We don’t get out much. We didn’t get out that much even in the Before Time, and we almost never got into a Tim Horton’s in the usual run of things. I don’t ever drink coffee and I need a doughnut once every 4.347826 years.
But on our used-to-be-annual lake trip we always stopped en route at a Timmy’s for a bathroom break and a box of Timbits® for our host, and so it was that a few weeks ago we crossed a Tim Horton’s threshold for the first time in a looong time. This floor decal greeted us.
Hahaha. Another entry in what I view as the determinedly-Canadian-but-completely-unhelpful genre exemplified by these two signs, both seen online in the early stages of this pandemic.

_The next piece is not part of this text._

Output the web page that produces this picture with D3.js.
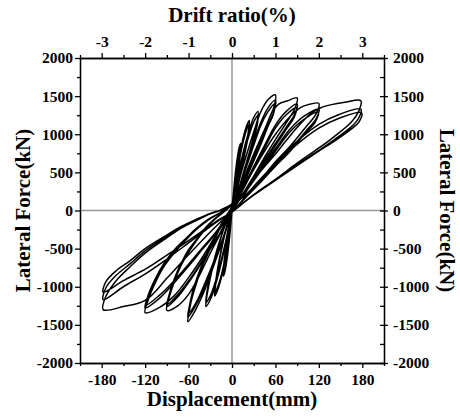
<!DOCTYPE html>
<html>
<head>
<meta charset="utf-8">
<script src="https://cdn.jsdelivr.net/npm/d3@7.9.0/dist/d3.min.js"></script>
<style>
  html, body { margin: 0; padding: 0; background: #fff; }
  svg { display: block; }
  svg text { font-family: "Liberation Serif", "Times New Roman", serif !important; font-weight: bold; fill: #000; }
</style>
</head>
<body>
<svg id="chart" width="460" height="419"></svg>
<script>
// axis ranges and ticks
const dispDomain = [-210, 210];
const forceDomain = [-2000, 2000];
const driftDomain = [-3.5, 3.5];
const dispTicks = [-180, -120, -60, 0, 60, 120, 180];
const dispMinor = [-210, -150, -90, -30, 30, 90, 150, 210];
const forceTicks = [-2000, -1500, -1000, -500, 0, 500, 1000, 1500, 2000];
const forceMinor = [-1750, -1250, -750, -250, 250, 750, 1250, 1750];
const driftTicks = [-3, -2, -1, 0, 1, 2, 3];
const driftMinor = [-3.5, -2.5, -1.5, -0.5, 0.5, 1.5, 2.5, 3.5];

// hysteresis cycles, [displacement mm, force kN], in loading order
const loop6 = [[0,0],[1.5,160],[3,300],[4.5,420],[6,500],[5.5,420],[4,280],[2,130],[0,-10],[-1.5,-150],[-3,-285],[-4.5,-400],[-6,-480],[-5.5,-400],[-4,-270],[-2,-120],[-0.5,0]];
const loop12a = [[2,230],[4,430],[6,600],[8,730],[10,830],[12,880],[11.5,780],[10,640],[8,480],[6,340],[4,210],[2,90],[0,-10],[-2,-220],[-4,-415],[-6,-580],[-8,-710],[-10,-810],[-12,-860],[-11.5,-760],[-10,-620],[-8,-470],[-6,-330],[-4,-200],[-2,-80],[-0.5,0]];
const loop12b = [[2,210],[4,400],[6,565],[8,695],[10,790],[12,840],[11.5,745],[10,610],[8,460],[6,325],[4,200],[2,85],[0,-10],[-2,-205],[-4,-395],[-6,-555],[-8,-680],[-10,-775],[-12,-820],[-11.5,-725],[-10,-590],[-8,-450],[-6,-315],[-4,-190],[-2,-75],[-0.5,0]];
const loop24a = [[3,250],[6,470],[9,650],[13,850],[17,1010],[21,1130],[24,1180],[23,1060],[20,890],[16,690],[12,500],[8,320],[4,140],[1,20],[0,-15],[-3,-230],[-6,-440],[-9,-620],[-13,-810],[-17,-960],[-21,-1070],[-24,-1120],[-23,-1000],[-21,-860],[-18,-690],[-15,-540],[-12,-400],[-8,-240],[-5,-120],[-2,-20],[-1,0]];
const loop24b = [[3,210],[6,420],[9,600],[13,800],[17,960],[21,1080],[24,1130],[23,1015],[20,855],[16,665],[12,480],[8,310],[4,135],[1,20],[0,-15],[-3,-215],[-6,-420],[-9,-595],[-13,-780],[-17,-925],[-21,-1030],[-24,-1080],[-23,-965],[-21,-830],[-18,-665],[-15,-520],[-12,-385],[-8,-230],[-5,-115],[-2,-20],[-1,0]];
const loop36a = [[4,230],[8,440],[12,620],[18,860],[24,1060],[30,1220],[36,1300],[35,1180],[31,1010],[24,760],[18,570],[12,370],[6,170],[2,30],[0,-20],[-4,-200],[-8,-400],[-12,-570],[-18,-810],[-24,-1010],[-30,-1170],[-36,-1260],[-35,-1140],[-32,-980],[-28,-800],[-24,-650],[-19,-480],[-14,-320],[-9,-180],[-5,-70],[-2,0]];
const loop36b = [[4,190],[8,380],[12,560],[18,800],[24,1000],[30,1160],[36,1250],[35,1130],[31,970],[24,730],[18,550],[12,360],[6,165],[2,30],[0,-20],[-4,-185],[-8,-375],[-12,-540],[-18,-770],[-24,-965],[-30,-1120],[-36,-1210],[-35,-1095],[-32,-940],[-28,-770],[-24,-625],[-19,-460],[-14,-310],[-9,-175],[-5,-65],[-2,0]];
const loop60a = [[6,242],[12,470],[20,727],[30,1030],[40,1300],[50,1455],[60,1515],[58,1360],[51,1200],[40,940],[30,700],[20,460],[10,220],[3,50],[0,-20],[-6,-190],[-12,-380],[-20,-585],[-30,-850],[-40,-1095],[-51,-1315],[-61,-1460],[-59,-1315],[-55,-1140],[-48,-920],[-41,-730],[-32,-540],[-24,-380],[-16,-220],[-9,-90],[-3,0]];
const loop60b = [[6,175],[12,360],[20,595],[30,885],[40,1160],[50,1350],[60,1450],[58,1300],[51,1150],[40,900],[30,670],[20,440],[10,210],[3,45],[0,-20],[-6,-180],[-12,-365],[-20,-560],[-30,-810],[-40,-1050],[-51,-1260],[-61,-1400],[-59,-1260],[-55,-1090],[-48,-880],[-41,-700],[-32,-520],[-24,-365],[-16,-210],[-9,-85],[-3,0]];
const loop60c = [[6,170],[12,350],[20,575],[30,855],[40,1120],[50,1300],[59,1400],[57,1260],[50,1110],[40,870],[30,650],[20,430],[10,205],[3,45],[0,-20],[-6,-175],[-12,-350],[-20,-540],[-30,-785],[-40,-1010],[-50,-1215],[-60,-1350],[-58,-1215],[-54,-1050],[-47,-850],[-40,-675],[-32,-500],[-24,-350],[-16,-200],[-9,-80],[-3,0]];
const loop90a = [[9,236],[18,458],[30,740],[45,1060],[56,1300],[65,1398],[76,1435],[90,1477],[87,1340],[77,1180],[60,930],[45,700],[30,450],[15,220],[4,50],[0,-20],[-9,-170],[-18,-340],[-30,-560],[-45,-850],[-60,-1100],[-75,-1250],[-90,-1310],[-87,-1150],[-81,-970],[-71,-735],[-60,-550],[-48,-380],[-36,-235],[-24,-118],[-14,-40],[-9,0]];
const loop90b = [[9,170],[18,350],[30,575],[45,855],[60,1120],[75,1300],[90,1400],[87,1270],[77,1120],[60,880],[45,665],[30,430],[15,210],[4,45],[0,-20],[-9,-165],[-18,-330],[-30,-505],[-45,-730],[-60,-945],[-75,-1135],[-90,-1260],[-87,-1110],[-81,-930],[-71,-705],[-60,-530],[-48,-365],[-36,-225],[-24,-113],[-14,-38],[-9,0]];
const loop90c = [[9,160],[18,335],[30,550],[45,820],[60,1080],[75,1255],[89,1350],[86,1225],[76,1080],[60,850],[45,640],[30,415],[15,205],[4,45],[0,-20],[-9,-160],[-18,-320],[-30,-490],[-45,-715],[-60,-925],[-75,-1105],[-89,-1230],[-86,-1080],[-80,-910],[-70,-690],[-60,-515],[-47,-355],[-36,-220],[-24,-110],[-14,-37],[-9,0]];
const loop120a = [[12,224],[24,434],[40,700],[60,1000],[80,1230],[94,1345],[104,1385],[120,1405],[116,1265],[102,1095],[80,840],[60,640],[40,410],[20,196],[6,42],[0,-20],[-12,-175],[-24,-350],[-40,-600],[-60,-880],[-80,-1120],[-100,-1270],[-120,-1340],[-116,-1180],[-108,-990],[-95,-750],[-80,-560],[-64,-390],[-48,-240],[-32,-120],[-18,-40],[-12,0]];
const loop120b = [[12,160],[24,330],[40,545],[60,810],[80,1065],[100,1240],[120,1330],[116,1200],[102,1040],[80,800],[60,600],[40,385],[20,185],[6,40],[0,-20],[-12,-160],[-24,-320],[-40,-500],[-60,-730],[-80,-950],[-100,-1150],[-120,-1280],[-116,-1125],[-108,-945],[-95,-715],[-80,-540],[-64,-370],[-48,-230],[-32,-115],[-18,-38],[-12,0]];
const loop120c = [[12,150],[24,310],[40,520],[60,780],[80,1030],[100,1200],[119,1290],[115,1160],[101,1010],[80,775],[60,580],[40,375],[20,180],[6,40],[0,-20],[-12,-150],[-24,-305],[-40,-480],[-60,-705],[-80,-920],[-100,-1110],[-119,-1240],[-115,-1090],[-107,-915],[-94,-695],[-80,-520],[-63,-360],[-48,-225],[-32,-110],[-18,-37],[-12,0]];
const loop180a = [[18,245],[36,475],[60,740],[89,1080],[110,1280],[122,1345],[136,1385],[156,1420],[178,1440],[175,1300],[165,1160],[140,960],[120,820],[90,620],[60,410],[30,210],[10,60],[0,-20],[-18,-170],[-36,-340],[-60,-580],[-89,-880],[-120,-1180],[-150,-1260],[-178,-1300],[-174,-1120],[-160,-920],[-141,-740],[-120,-560],[-95,-390],[-70,-230],[-48,-125],[-30,-45],[-17,0]];
const loop180b = [[18,200],[36,380],[60,620],[89,900],[120,1130],[148,1260],[178,1330],[175,1210],[165,1100],[140,920],[120,790],[90,600],[60,400],[30,205],[10,60],[0,-20],[-18,-130],[-36,-255],[-60,-425],[-89,-630],[-118,-820],[-150,-1000],[-178,-1170],[-174,-1010],[-160,-850],[-141,-700],[-120,-530],[-95,-370],[-70,-220],[-48,-115],[-30,-40],[-17,0]];
const loop180c = [[18,190],[36,360],[60,590],[89,860],[120,1080],[148,1210],[179,1280],[176,1170],[165,1070],[140,900],[120,780],[90,590],[60,395],[30,200],[10,55],[0,-20],[-18,-120],[-36,-235],[-60,-395],[-89,-580],[-118,-760],[-150,-920],[-178,-1070],[-174,-930],[-160,-790],[-141,-660],[-120,-500],[-95,-350],[-70,-210],[-48,-110],[-30,-38],[-16,0]];

const loops = [loop6, loop12a, loop12b, loop24a, loop24b, loop36a, loop36b,
  loop60a, loop60b, loop60c, loop90a, loop90b, loop90c,
  loop120a, loop120b, loop120c, loop180a, loop180b, loop180c];

const width = 460, height = 419;
const margin = { top: 58, right: 76, bottom: 56, left: 80 };
const serif = '"Liberation Serif", "Times New Roman", serif';

const svg = d3.select('#chart');

const x = d3.scaleLinear().domain(dispDomain).range([margin.left, width - margin.right]);
const xTop = d3.scaleLinear().domain(driftDomain).range([margin.left, width - margin.right]);
const y = d3.scaleLinear().domain(forceDomain).range([height - margin.bottom, margin.top]);

const fmt = d => String(d);

// zero lines
svg.append('line')
  .attr('x1', x(0)).attr('x2', x(0))
  .attr('y1', y(2000)).attr('y2', y(-2000))
  .attr('stroke', '#999').attr('stroke-width', 1.5);
svg.append('line')
  .attr('x1', x(-210)).attr('x2', x(210))
  .attr('y1', y(0)).attr('y2', y(0))
  .attr('stroke', '#999').attr('stroke-width', 1.5);

// hysteresis curve
const line = d3.line()
  .x(d => x(d[0]))
  .y(d => y(d[1]))
  .curve(d3.curveCatmullRom.alpha(0.5));

svg.append('path')
  .datum(loops.flat())
  .attr('d', line)
  .attr('fill', 'none')
  .attr('stroke', '#000')
  .attr('stroke-width', 1.5)
  .attr('stroke-linejoin', 'round');

function styleAxis(g) {
  g.attr('font-family', serif).attr('font-size', 15.5).attr('font-weight', 'bold');
  g.selectAll('.domain').attr('stroke', '#000').attr('stroke-width', 1.3);
  g.selectAll('.tick line').attr('stroke', '#000').attr('stroke-width', 1.3);
  g.selectAll('text').attr('fill', '#000');
}

// bottom axis
svg.append('g')
  .attr('transform', `translate(0,${height - margin.bottom})`)
  .call(d3.axisBottom(x).tickValues(dispMinor).tickSize(3).tickSizeOuter(0).tickFormat(''))
  .call(styleAxis);
svg.append('g')
  .attr('transform', `translate(0,${height - margin.bottom})`)
  .call(d3.axisBottom(x).tickValues(dispTicks).tickSize(5).tickPadding(6).tickSizeOuter(0).tickFormat(fmt))
  .call(styleAxis);

// top axis
svg.append('g')
  .attr('transform', `translate(0,${margin.top})`)
  .call(d3.axisTop(xTop).tickValues(driftMinor).tickSize(3).tickSizeOuter(0).tickFormat(''))
  .call(styleAxis);
svg.append('g')
  .attr('transform', `translate(0,${margin.top})`)
  .call(d3.axisTop(xTop).tickValues(driftTicks).tickSize(5).tickPadding(6).tickSizeOuter(0).tickFormat(fmt))
  .call(styleAxis);

// left axis
svg.append('g')
  .attr('transform', `translate(${margin.left},0)`)
  .call(d3.axisLeft(y).tickValues(forceMinor).tickSize(3).tickSizeOuter(0).tickFormat(''))
  .call(styleAxis);
svg.append('g')
  .attr('transform', `translate(${margin.left},0)`)
  .call(d3.axisLeft(y).tickValues(forceTicks).tickSize(5).tickPadding(2).tickSizeOuter(0).tickFormat(fmt))
  .call(styleAxis);

// right axis (ticks inward, labels outside)
svg.append('g')
  .attr('transform', `translate(${width - margin.right},0)`)
  .call(d3.axisRight(y).tickValues(forceTicks.concat(forceMinor)).tickSize(-4).tickSizeOuter(0).tickFormat(''))
  .call(styleAxis);
svg.append('g')
  .attr('transform', `translate(${width - margin.right},0)`)
  .call(d3.axisRight(y).tickValues(forceTicks).tickSize(4).tickPadding(5).tickSizeOuter(0).tickFormat(fmt))
  .call(styleAxis);

// titles
const titles = svg.append('g')
  .attr('font-family', serif).attr('font-size', 21).attr('font-weight', 'bold')
  .attr('text-anchor', 'middle');
titles.append('text')
  .attr('x', x(0)).attr('y', 22)
  .text('Drift ratio(%)');
titles.append('text')
  .attr('x', x(0)).attr('y', 406)
  .text('Displacement(mm)');
titles.append('text')
  .attr('transform', `translate(30,${y(0)}) rotate(-90)`)
  .text('Lateral Force(kN)');
titles.append('text')
  .attr('transform', `translate(440,${y(0)}) rotate(90)`)
  .text('Lateral Force(kN)');
</script>
</body>
</html>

Stand two hockey-stick lengths apart.
Maintain a distance of two caribou.
I mean, seriously, as Canadian as I am I cannot reliably visualize one hockey-stick length, much less two. As for the caribou, forget it. I suspect (even Canadian) women of a certain-age-and-then-some might do better being advised to stand one Tom-Selleck height apart; younger ones might do better with one-and-a-quarter Justin-Bieber heights. Men can find their own aide-distance.
As cute as this little sign is, it really is unhelpful. I mean, seriously, I can’t visualize 46 of *anything* laid end-to-end. And if the target is 6 feet, how did we get to a number like 46? That means the number of Timbits® in a foot is not some simple, sensible integer but, rather, 7.6 (the 6 recurring with no end in sight). For those who prefer metric, it seems that each Timbit® is assumed to be 4.347826 cm. Call me a crazy Canuck, but I don’t find any of that intuitively obvious.
Of course, being helpful is not the intent here: It’s about trying to put a smile on my face. The first principle in communication is to establish and maintain the aim. Odd that it should be the same as for war.